1. The duty of loan administration falls to the credit committee if the bylaws establish a 
credit committee, or to the credit manager appointed by the board of directors if the 
bylaws do not provide for a credit committee. At a minimum, loan administration must 
include:
a. Oversight over all loans.
b. Performance of loan-related duties as often as necessary, and in the case of a 
credit committee, a meeting at least once each month. Each member of the credit 
committee must receive prior notice of the time and location of a meeting.
c. Loan applications, notes, security instruments, and all other loan documentation 
necessary to execute the transaction on forms approved by the committee or 
credit manager which set forth the purpose for which the loan is desired, the 
security, if any, which is offered, and such other data as the committee or credit 
manager may require.
d. Documentation that the loan complies with board of directors-approved loan 
policies, including policy limits on the maximum unsecured loans to one borrower 
and the limit on maximum total loans to a borrower.

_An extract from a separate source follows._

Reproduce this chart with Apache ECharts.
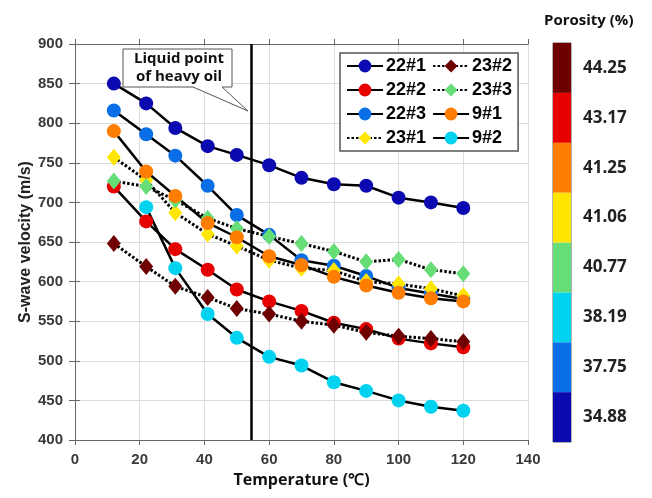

e. Documented approval or denial of the loan by the majority of the entire credit 
committee or by the credit manager, except that the credit committee or credit 
manager may appoint and delegate to one or more loan officers the power to 
approve loans up to the limit established by the board of directors.
f. Sufficient segregation of duties to limit risk or error if possible. At a minimum, an 
individual may not disburse funds of the credit union for any loan that has been 
approved by that individual in that individual's capacity as a loan officer.
2. Not more than one member of the credit committee may be appointed as a loan officer, 
unless credit union bylaws provide for a board of directors-appointed credit manager 
and the credit committee is made up of credit union employees appointed by the credit 
manager.
3. Every loan by a credit union to, or guaranteed by, its directors, officers, managers, and 
committee members must:
a. Be current as outlined on the terms of the loan agreement.
b. Be made on substantially the same terms, including interest rates, fee structure, 
and collateral, as those prevailing at the time for comparable transactions with 
other persons.
c. Be written in strict conformity with the credit union's policies, rules, and 
regulations.
4. An exception may be made for a loan otherwise prohibited by this section if the loan is 
directly related to a retirement investment benefit plan for credit union employees.